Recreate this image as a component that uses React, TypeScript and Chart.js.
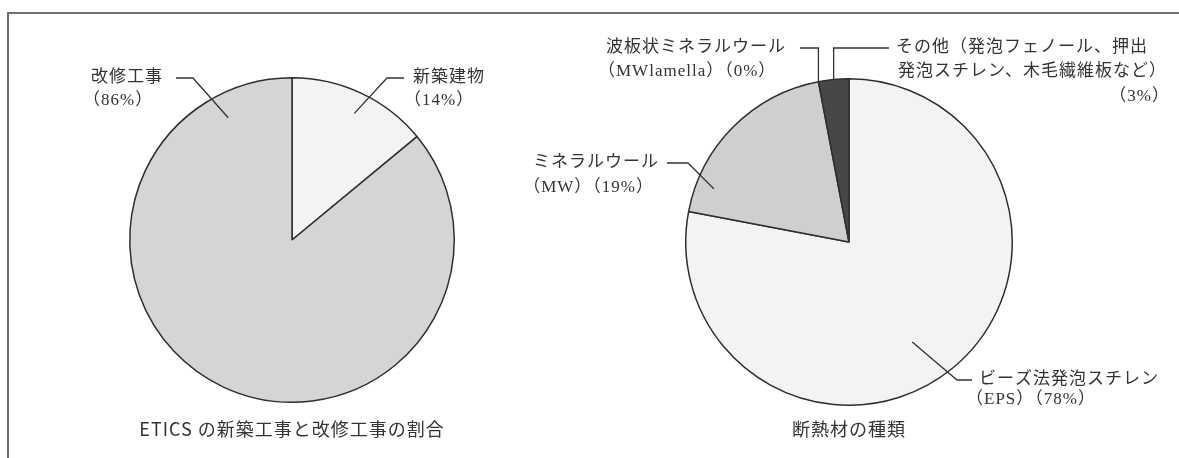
import React, { useEffect, useRef } from 'react';
import { Chart, registerables } from 'chart.js';

Chart.register(...registerables);

// ---------- data ----------
const leftCategories = ['新築建物', '改修工事'];
const leftValues = [14, 86];
const leftNameLines = [['新築建物', ''], ['改修工事', '']];
const leftTitle = 'ETICS の新築工事と改修工事の割合';

const rightCategories = [
  'ビーズ法発泡スチレン（EPS）',
  'ミネラルウール（MW）',
  '波板状ミネラルウール（MWlamella）',
  'その他（発泡フェノール、押出発泡スチレン、木毛繊維板など）',
];
const rightValues = [78, 19, 0, 3];
const rightNameLines = [
  ['ビーズ法発泡スチレン', '（EPS）'],
  ['ミネラルウール', '（MW）'],
  ['波板状ミネラルウール', '（MWlamella）'],
  ['その他（発泡フェノール、押出', '発泡スチレン、木毛繊維板など）', ''],
];
const rightTitle = '断熱材の種類';

// ---------- styles / layout ----------
const leftColors = ['#f3f3f3', '#d5d5d5'];
const rightColors = ['#f3f3f3', '#cfcfcf', '#bdbdbd', '#474747'];

type Lay = {
  t: number;
  rf: number;
  path: [number | null, number][];
  tx: number[];
  ty: number[];
  align: CanvasTextAlign[];
};

const leftLayout: Lay[] = [
  { t: 0.52, rf: 0.87, path: [[95, -162], [112, -162]], tx: [121, 112], ty: [-162, -139], align: ['left', 'left'] },
  { t: 0.911, rf: 0.85, path: [[-99, -162], [-116, -162]], tx: [-201, -209], ty: [-162, -139], align: ['left', 'left'] },
];

const rightLayout: Lay[] = [
  { t: 0.526, rf: 0.725, path: [[108, 138], [123, 138]], tx: [130, 117], ty: [138, 158], align: ['left', 'left'] },
  { t: 0.156, rf: 0.89, path: [[-161, -79], [-182, -79]], tx: [-190, -195], ty: [-79, -54], align: ['right', 'right'] },
  { t: 0, rf: 1.0, path: [[null, -194], [-49, -194]], tx: [-243, -251], ty: [-194, -170], align: ['left', 'left'] },
  { t: 0.5, rf: 1.0, path: [[null, -194], [40, -194]], tx: [47, 49, 321], ty: [-194, -170, -145], align: ['left', 'left', 'right'] },
];

const LABEL_FONT = "normal 17px 'Liberation Serif', 'Noto Sans CJK JP'";
const TITLE_FONT = "normal 18px 'Noto Sans CJK JP', 'Noto Sans'";
const INK = '#333333';

function makeLabelPlugin(nameLines: string[][], values: number[], layout: Lay[], title: string, titleDy: number) {
  return {
    id: 'leaderLabels',
    afterDatasetsDraw(chart: any) {
      const ctx: CanvasRenderingContext2D = chart.ctx;
      const meta = chart.getDatasetMeta(0);
      let cx = 0;
      let cy = 0;
      meta.data.forEach((arc: any, i: number) => {
        const lay = layout[i];
        const { x, y, startAngle, endAngle, outerRadius } = arc;
        cx = x;
        cy = y;
        const a = startAngle + lay.t * (endAngle - startAngle);
        let px = x + Math.cos(a) * outerRadius * lay.rf;
        let py = y + Math.sin(a) * outerRadius * lay.rf;
        ctx.save();
        ctx.strokeStyle = INK;
        ctx.lineWidth = 1.3;
        ctx.beginPath();
        ctx.moveTo(px, py);
        lay.path.forEach(([dx, dy]) => {
          px = dx === null ? px : x + dx;
          py = y + dy;
          ctx.lineTo(px, py);
        });
        ctx.stroke();
        const lines = nameLines[i].slice();
        lines[lines.length - 1] += `（${values[i]}%）`;
        ctx.font = LABEL_FONT;
        (ctx as any).letterSpacing = '1px';
        ctx.fillStyle = INK;
        ctx.textBaseline = 'middle';
        lines.forEach((s, k) => {
          ctx.textAlign = lay.align[k];
          ctx.fillText(s, x + lay.tx[k], y + lay.ty[k]);
        });
        ctx.restore();
      });
      ctx.save();
      ctx.font = TITLE_FONT;
      (ctx as any).letterSpacing = '1px';
      ctx.fillStyle = INK;
      ctx.textAlign = 'center';
      ctx.textBaseline = 'middle';
      ctx.fillText(title, cx, cy + titleDy);
      ctx.restore();
    },
  };
}

function PieCanvas(props: {
  labels: string[];
  values: number[];
  colors: string[];
  nameLines: string[][];
  layout: Lay[];
  title: string;
  titleDy: number;
  padding: { left: number; right: number; top: number; bottom: number };
}) {
  const ref = useRef<HTMLCanvasElement>(null);
  useEffect(() => {
    if (!ref.current) return;
    const chart = new Chart(ref.current, {
      type: 'pie',
      data: {
        labels: props.labels,
        datasets: [
          {
            data: props.values,
            backgroundColor: props.colors,
            borderColor: '#2e2e2e',
            borderWidth: 1.5,
          },
        ],
      },
      options: {
        responsive: false,
        animation: false,
        devicePixelRatio: 1,
        layout: { padding: props.padding },
        plugins: {
          legend: { display: false },
          tooltip: { enabled: false },
          title: { display: false },
        },
      },
      plugins: [makeLabelPlugin(props.nameLines, props.values, props.layout, props.title, props.titleDy)],
    } as any);
    return () => chart.destroy();
  }, []);
  return (
    <canvas
      ref={ref}
      width={1179}
      height={458}
      style={{ position: 'absolute', left: 0, top: 0, width: 1179, height: 458 }}
    />
  );
}

export default function App() {
  return (
    <div
      style={{
        position: 'fixed',
        left: 0,
        top: 0,
        width: 1179,
        height: 458,
        overflow: 'hidden',
        background: '#ffffff',
      }}
    >
      <div
        style={{
          position: 'absolute',
          left: 7,
          top: 12,
          width: 1300,
          height: 600,
          border: '2px solid #6f6f6f',
          boxSizing: 'border-box',
        }}
      />
      <PieCanvas
        labels={leftCategories}
        values={leftValues}
        colors={leftColors}
        nameLines={leftNameLines}
        layout={leftLayout}
        title={leftTitle}
        titleDy={189}
        padding={{ left: 129, right: 724, top: 77, bottom: 55 }}
      />
      <PieCanvas
        labels={rightCategories}
        values={rightValues}
        colors={rightColors}
        nameLines={rightNameLines}
        layout={rightLayout}
        title={rightTitle}
        titleDy={187}
        padding={{ left: 685, right: 166, top: 78, bottom: 52 }}
      />
    </div>
  );
}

------------------------------------

▶ AIM OF THE TASK
Go through the listing above line by line and say how many lines hold the word "React". Reply with that number only.

▶ EXERCISE SOLUTION
2